With the mountaineers making final preparations for an attempt to summit the world’s highest peak, a group of trained mountain guides are all set to fix ropes from South Col to the summit of Mt Everest in the next two days.

“A climbing route till South Col (7,906 m) was opened on Friday, while rope fixing up to the summit of Mt Everest and Mt Lhotse will commence tomorrow,” Gyanendra Shrestha, an official at the Department of Tourism told this daily from base camp.

According to climbers, a group of 10 Sherpas selected from different expedition teams, including International Mountain Guides, Himalayan Experience, Madison Mountaineering, Adventure Consultants and Indian Army Everest Massif plan to leave for South Col and are expected to fix ropes up to balcony (8,400 m) tomorrow. “The team aims to fix ropes to the summit point from the balcony on Wednesday.”

IMG, along with other teams, has taken over the responsibility of fixing the summit route of Mt Everest, while the Indian Army team will be leading the rope fixing work along the summit route of Mt Lhotse. “For Lhotse, the team will deploy four trained Sherpas,” team leader Col Ranveer Jamwal said.

Sherpas also dropped the summit rope fixing gear at the South Col from Western Cwm where ropes, anchors and oxygen had been ferried from base camp using nine chopper flights in the last week of April.

The government had allowed the use of chopper to transport gear to Camp I for the first time for safety reason, as the mountaineering sector was worst hit by back-to-back disasters in the last two years.

Shiva Sapkota, a liaison officer from the Everest Summiteers’ Association, said most of the teams are fully acclimatised and are waiting for the summit rope fixing, as well as good weather window, to plan their next move.

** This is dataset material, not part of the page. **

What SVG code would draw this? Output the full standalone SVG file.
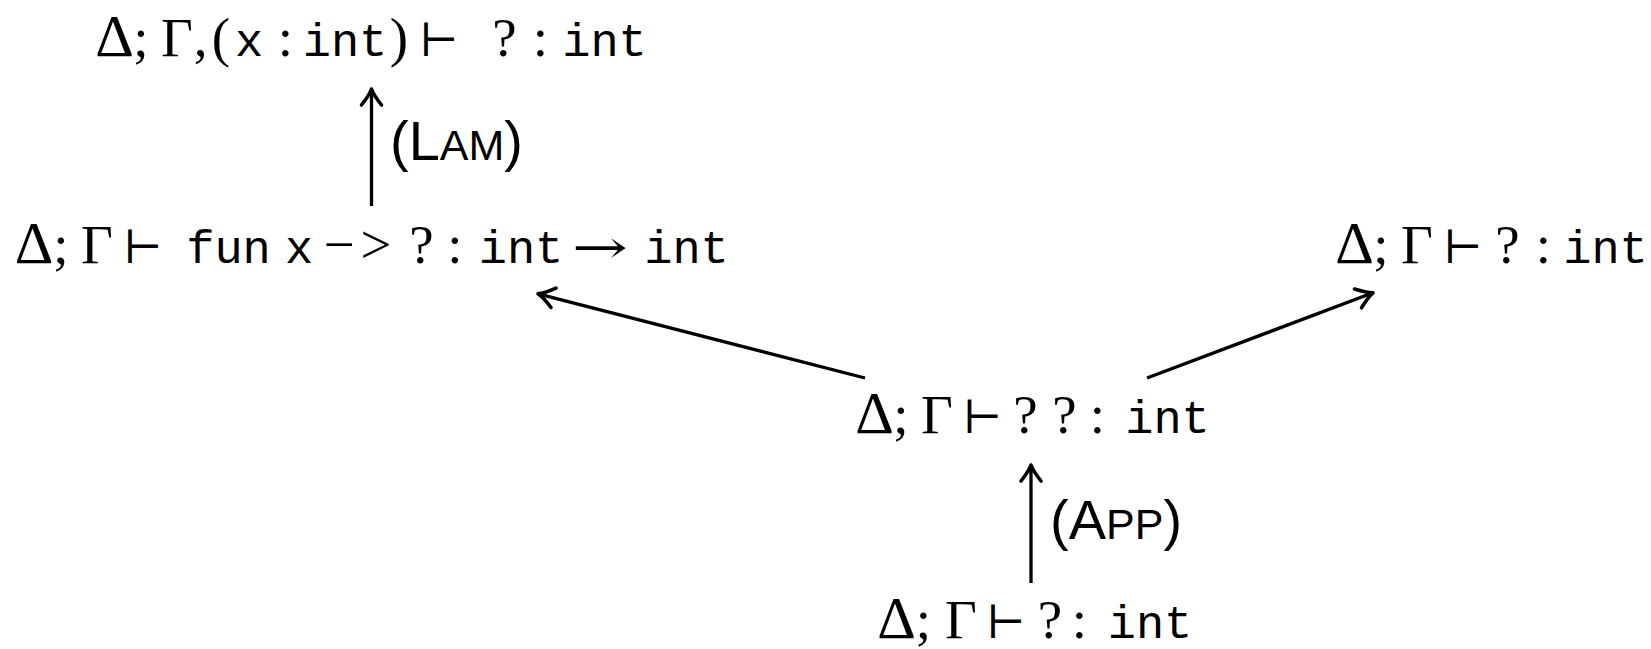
<svg xmlns="http://www.w3.org/2000/svg" width="1651" height="649" viewBox="0 0 1651 649">
<style>
.n{text-anchor:middle;fill:#000}
.m{font-family:"Liberation Serif","DejaVu Serif",serif;font-size:55px}
.D{font-size:60px}
.tt{font-family:"Liberation Mono","DejaVu Sans Mono",monospace;font-size:47px}
.rel{font-family:"DejaVu Serif","DejaVu Sans",serif;font-size:46px}
.ar{font-family:"DejaVu Serif","DejaVu Sans",serif;font-size:46px}
.lbl{font-family:"Liberation Sans",Arial,sans-serif;font-size:56px;text-anchor:start;fill:#000}
.sc{font-size:43px}
.c{stroke:#000;stroke-width:3.3;fill:none}
</style>
<defs>
<marker id="ah" markerUnits="userSpaceOnUse" viewBox="-18 -12 22 24" markerWidth="22" markerHeight="24" refX="0" refY="0" orient="auto" overflow="visible">
<path d="M -16,-10 C -9,-4.5 -3.5,-1.2 0,0 C -3.5,1.2 -9,4.5 -16,10" fill="none" stroke="#000" stroke-width="3.6" stroke-linecap="round" stroke-linejoin="round"/>
</marker>
</defs>
<g id="connectors">
<line class="c" x1="371.5" y1="206" x2="371.5" y2="89" marker-end="url(#ah)"/>
<line class="c" x1="1031" y1="583" x2="1031" y2="465" marker-end="url(#ah)"/>
<line class="c" x1="865" y1="378" x2="538" y2="293.8" marker-end="url(#ah)"/>
<line class="c" x1="1147" y1="378" x2="1373" y2="292.8" marker-end="url(#ah)"/>
<text id="lbl-lam" class="lbl" x="390" y="160">(L<tspan class="sc">AM</tspan>)</text>
<text id="lbl-app" class="lbl" x="1050" y="539">(A<tspan class="sc">PP</tspan>)</text>
</g>
<g id="node1">
<text class="n" y="56"><tspan class="m D" x="114.5">Δ</tspan><tspan class="m" x="141">;</tspan><tspan class="m" x="177">Γ</tspan><tspan class="m" x="200.5">,</tspan><tspan class="m" x="221">(</tspan><tspan class="tt" x="249">x</tspan><tspan class="m" x="285.5">:</tspan><tspan class="tt" x="345">int</tspan><tspan class="m" x="399">)</tspan><tspan class="rel" x="439">⊢</tspan><tspan class="m" x="504.5">?</tspan><tspan class="m" x="540.5">:</tspan><tspan class="tt" x="604.5">int</tspan></text>
</g>
<g id="node2">
<text class="n" y="263"><tspan class="m D" x="34">Δ</tspan><tspan class="m" x="61">;</tspan><tspan class="m" x="97">Γ</tspan><tspan class="rel" x="143">⊢</tspan><tspan class="tt" x="228.5">fun</tspan><tspan class="tt" x="299">x</tspan><tspan class="m" x="339">−</tspan><tspan class="m" x="376">&gt;</tspan><tspan class="m" x="421.5">?</tspan><tspan class="m" x="455">:</tspan><tspan class="tt" x="521">int</tspan><tspan class="tt" x="686.5">int</tspan></text>
<text class="n ar" transform="translate(600,263) scale(1.45,1)">→</text>
</g>
<g id="node3">
<text class="n" y="263"><tspan class="m D" x="1354.5">Δ</tspan><tspan class="m" x="1381">;</tspan><tspan class="m" x="1417">Γ</tspan><tspan class="rel" x="1463">⊢</tspan><tspan class="m" x="1507.5">?</tspan><tspan class="m" x="1543.5">:</tspan><tspan class="tt" x="1605.5">int</tspan></text>
</g>
<g id="node4">
<text class="n" y="433"><tspan class="m D" x="874.5">Δ</tspan><tspan class="m" x="901">;</tspan><tspan class="m" x="937">Γ</tspan><tspan class="rel" x="982.5">⊢</tspan><tspan class="m" x="1025.5">?</tspan><tspan class="m" x="1064.5">?</tspan><tspan class="m" x="1097.5">:</tspan><tspan class="tt" x="1167.5">int</tspan></text>
</g>
<g id="node5">
<text class="n" y="638"><tspan class="m D" x="896.5">Δ</tspan><tspan class="m" x="923.5">;</tspan><tspan class="m" x="961">Γ</tspan><tspan class="rel" x="1006">⊢</tspan><tspan class="m" x="1050">?</tspan><tspan class="m" x="1079.5">:</tspan><tspan class="tt" x="1150">int</tspan></text>
</g>
</svg>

“Sherpas have already started dropping loads at the South Col while most of the teams plan to make a final summit push by third week of May,” he added. Depending upon weather pattern, some of the climbers will first try to head to the summit on May 12-13, he added. “The weather looks good until May 20.”

The DoT issued climbing permits to over 400 climbers, including 289 (34 teams) for Mt Everest, while more than 500 high altitude workers and base camp staff also joined the teams attempting to climb Mt Everest, Mt Lhotse and Mt Nuptse this season.

Dutch soldiers scale Mt Manaslu

KATHMANDU: At least ten mountaineers, including seven foreigners, successfully climbed Mt Manaslu (8,163 m) on Monday morning.

According to Sange Sherpa at the Summit Nepal Treks, seven members of a Dutch expedition, along with three Sherpas, reached the top of the mountain at around 8:30am.

“Mike Lima-led team of the Royal Netherlands Marine Corps and the Dutch Ministry of Defence recorded the first ascent of the season of the eighth highest mountain in the world,” Sherpa told THT.

The team is descending and is expected to be back at the base camp on Tuesday morning, he added.

“What makes it even more special is the fact that it was 60 years ago that the Japanese mountaineer Toshio Imanishi with Gyalzen Norbu Sherpa summitted for the first time on Mt Manaslu,” the team posted on its website.